There, Conroy again commented, this time to say that not everything in Business Manager Rick Gill's earlier report was accurate regarding district communications with Molalla Communications over a potential reader board contract.

After she made that comment and while the meeting continued, apparently Gill approached her to ask what inaccuracies were in his report, according to Conroy's formal complaint and letters from Jeanna De Risio and Vicki Helmig, who were in attendance. Conroy said he did so "angrily." Luce also turned around, stuck his finger out toward Conroy, she says in the complaint, and said Conroy absolutely owed Gill an explanation.

Conroy said she felt uncomfortable and intimidated, according to her complaint.

"Really what they did, that was harassment," Conroy told The Pioneer. "I'm not stupid. I know that was harassment. It was uncalled for, and anybody who goes to a board meeting shouldn't feel like if they go up and give a comment that that's going to happen to them."

Both De Risio and Helmig corroborated Conroy's complaint. Helmig called the administrators' behavior "shocking and completely inappropriate."

An independent investigator, Milt Dennison, investigated and found Gill's and Luce's actions were inappropriate.

In a complaint response to Conroy, Mann said Gill and Luce have expressed their regret and Mann directed them to have no further contact with Conroy.

"As you may already recognize, it is against board policy and the law for me to report to you details regarding disciplinary action taken with employees," Mann wrote in the complaint response to Conroy. "I can share with you, however, that this matter has been unmistakably addressed."

Both Gill and Luce declined to comment.

Why so many investigations?

Perhaps the first question is, why so many complaints? Both Giard and Conroy expressed to The Pioneer that they believe there is a general distrust in district leaders.

"The bottom line, it's not just about Tony," Giard said. "I think the board, and in particular a couple members that I won't call out, seem to do whatever Tony wants. And I don't think that's representative of—you know, it's not transparency, and they're not acting as good stewards. This is my personal opinion."

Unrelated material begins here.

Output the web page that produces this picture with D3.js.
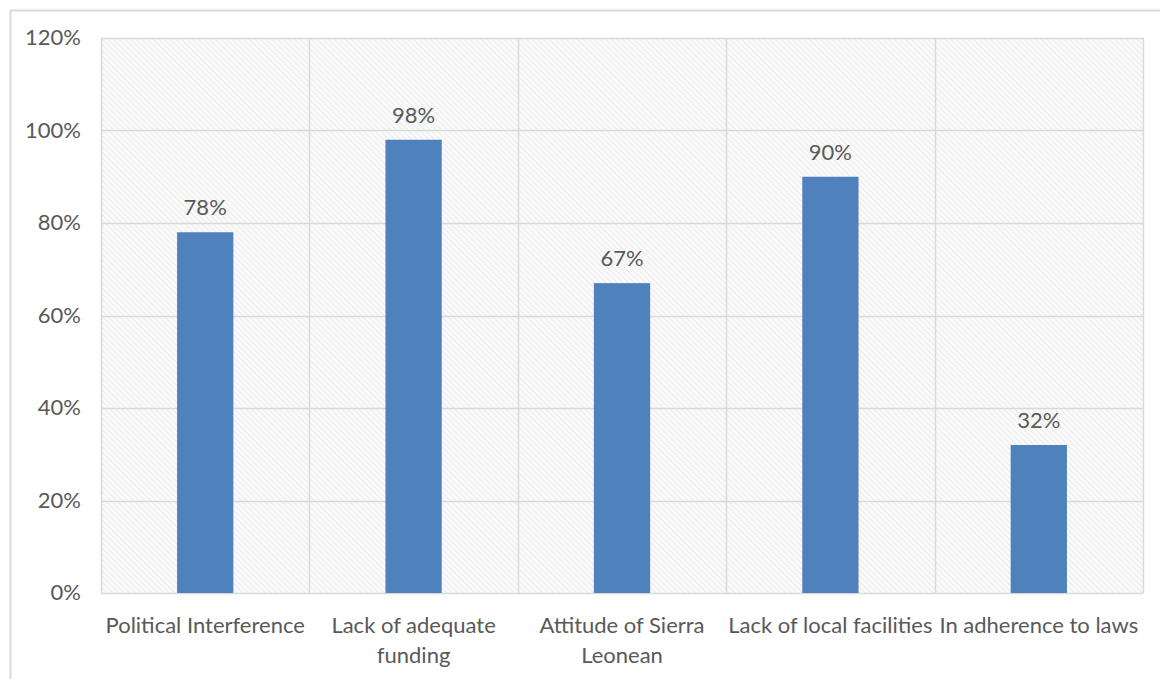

When asked what he hopes to come of his public comments and formal complaints, Giard said he wants to get a bond passed.

Molalla voters have not passed a bond to fund school district facilities since the 1990s, after the Spring Break Quake damaged the high school. Now the middle school is in poor condition, but constituents have voted down the last two bond measures to fund construction of school facilities.

"You want to know why I'm doing this, is I want the bond passed," Giard said. "And the biggest thing I've heard is they don't trust the district or the superintendent and there's a lack of transparency and there's a lack of accountability. And that needs to change."

Mann refutes the idea of distrust, saying, "I really believe that the parents and children who are served in our district overwhelmingly have confidence in what's happening in their children's classrooms and in their schools."

In a recent survey the school district conducted, the 292 respondents expressed satisfaction with school leaders and teachers.

"Administrator hires at the middle school and high school recently have been a positive improvement," one survey respondent said.

Board member Jennifer Satter offered her personal opinion on why the district sees many investigations.

"As an individual, I feel like compared to other districts, the board does expect issues to be looked into and policy to be followed," Satter said, "and I feel like the board is committed to addressing those issues."

Mann seemed to agree that the district ought to and does take complaints seriously.

"I think any time you have an organization that serves thousands of people, there are going to be concerns that rise," Mann said, "and we have an obligation to treat those concerns, when they rise, seriously every time."

Regarding complaints, Satter pointed out that the board will soon hold a public forum to work on revising complaint policy throughout the district. Citizens will be able to offer their input. No date has been set for that forum.

"That will be a great way for the community to participate and have an opportunity to really help the district move forward in a way that addresses everyone's needs," Satter said.